Dopo tanto tempo di sguardi al maschile per approdare alla gender neutrality, bisognerà, per paradosso, puntare più sul femminile?
«Credo che, dopo decenni di storia, sarà necessario fare così effettivamente. Si dovrà calcare sulla presenza femminile, per un po', per riequilibrare quella maschile che ha definito il prodotto in modo univoco. Ciò che serve è un cambiamento culturale a monte, senza nuove ghettizzazioni. Lo stereotipo maschile vive nell'automotive, legato al passato. I giovani hanno un approccio gender neutral.

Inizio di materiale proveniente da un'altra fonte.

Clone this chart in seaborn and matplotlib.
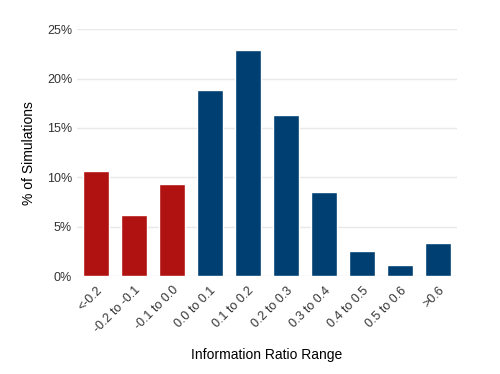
import matplotlib
matplotlib.use("Agg")
import matplotlib.pyplot as plt
import seaborn as sns
import pandas as pd
from matplotlib.ticker import PercentFormatter

# Daten
ranges = ['<-0.2', '-0.2 to -0.1', '-0.1 to 0.0', '0.0 to 0.1', '0.1 to 0.2',
          '0.2 to 0.3', '0.3 to 0.4', '0.4 to 0.5', '0.5 to 0.6', '>0.6']
pct = [10.6, 6.2, 9.3, 18.8, 22.9, 16.3, 8.5, 2.5, 1.1, 3.3]
group = ['neg', 'neg', 'neg', 'pos', 'pos', 'pos', 'pos', 'pos', 'pos', 'pos']

df = pd.DataFrame({'range': ranges, 'pct': pct, 'group': group})

sns.set_style('white')
plt.rcParams['font.family'] = ['Liberation Sans', 'DejaVu Sans']

fig = plt.figure(figsize=(5, 3.74), dpi=100)
ax = fig.add_axes([0.154, 0.262, 0.76, 0.66])

sns.barplot(data=df, x='range', y='pct', hue='group',
            palette={'neg': '#B01111', 'pos': '#003F72'}, saturation=1,
            dodge=False, width=0.7, legend=False, ax=ax, zorder=3)

ax.set_ylim(0, 25)
ax.set_xlim(-0.5, 9.5)
ax.set_yticks([0, 5, 10, 15, 20, 25])
ax.yaxis.set_major_formatter(PercentFormatter(decimals=0))
ax.grid(axis='y', color='#E8E8E8', linewidth=1, zorder=0)
sns.despine(ax=ax, left=True, bottom=True)
ax.tick_params(axis='both', length=0, labelsize=9, colors='#333333')
plt.setp(ax.get_xticklabels(), rotation=45, ha='right', rotation_mode='anchor')
ax.tick_params(axis='x', pad=6)
ax.set_xlabel('Information Ratio Range', fontsize=10, color='black')
ax.xaxis.set_label_coords(0.5, -0.29)
ax.set_ylabel('% of Simulations', fontsize=10, labelpad=8, color='black')

fig.savefig('out.png', dpi=100)
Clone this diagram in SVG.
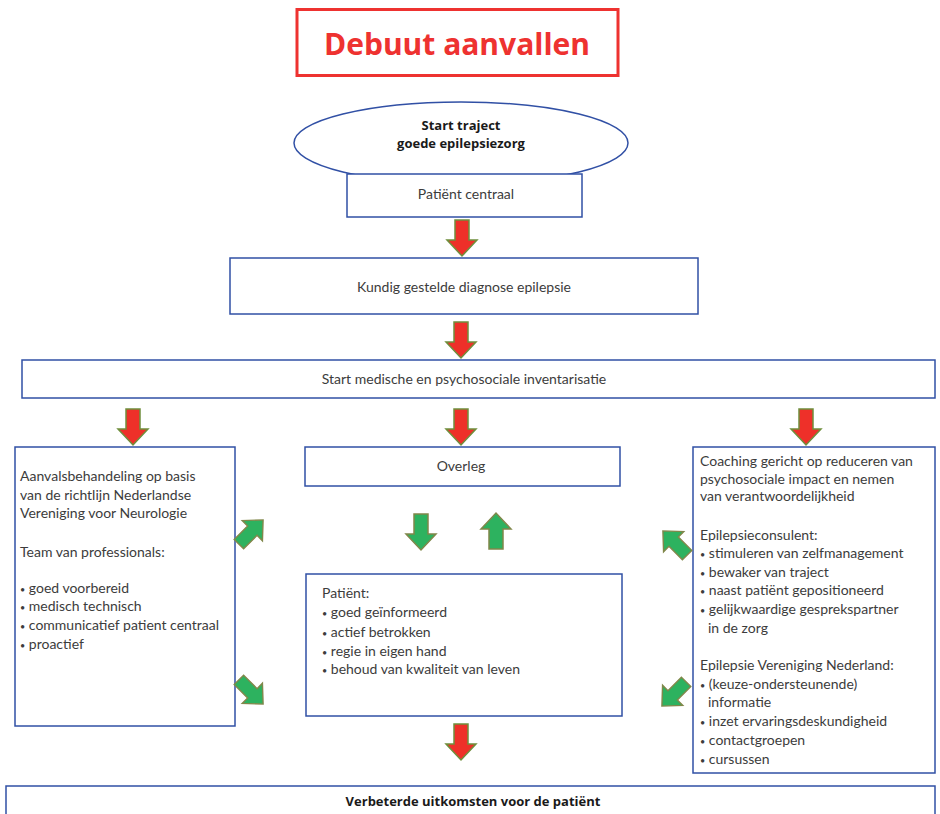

E anche un sincero interesse per la sostenibilità, che non sia green washing, e il desiderio di guardare al concetto alla base del design, quindi pure a nuovi materiali e processi produttivi».
Ha iniziato circa venti anni fa, come è cambiato il settore?
«In Mercedes-Benz, l'esperienza era associata al settore lusso. I canoni erano difficili da scardinare, anche per il passato forte, potente, del marchio. Quando sono entrata in Cupra, ho visto la possibilità di fare qualcosa di totalmente nuovo. Così, ad esempio, nei materiali. Nell'automotive si fa un forte uso di quelli nobili e anche i brand che non li utilizzano, aspirano a farlo, io ritengo che questa visione vada scardinata, altrimenti i codici estetici dell'auto rimarranno sempre gli stessi».
Come si può fare?
«Bisogna cambiare i processi di creazione dell'auto.

Servono investimenti e il coraggio di affrontare rischi alti. Si deve essere sempre curiosi, pronti a creare un nuovo modo di pensare, pur mantenendo la coerenza con ciò che si fa».


I modi più interessanti?
«Ritengo che la chiave sia la luce. Da qui possono arrivare input interessanti per il design del futuro. Il dialogo tra materiale e immateriale è una sfida importante, come la facoltà di portare emozioni nel design».
Cosa consiglierebbe ai giovani desiderosi di lavorare nel suo ambito?
«Di non fossilizzarsi su schemi e preconcetti. Chi ama il prodotto può rischiare di intraprendere un percorso nostalgico».
E, visto che il "gap" ancora si sente, cosa direbbe alle ragazze?
«Di accettare la sfida e provare a entrare in questo mondo, tradizionalmente maschile, proprio per cambiarlo. È solo da dentro che si trasformano le cose. I tempi sono maturi. La disponibilità delle aziende c'è perché, di fatto, c'è la necessità».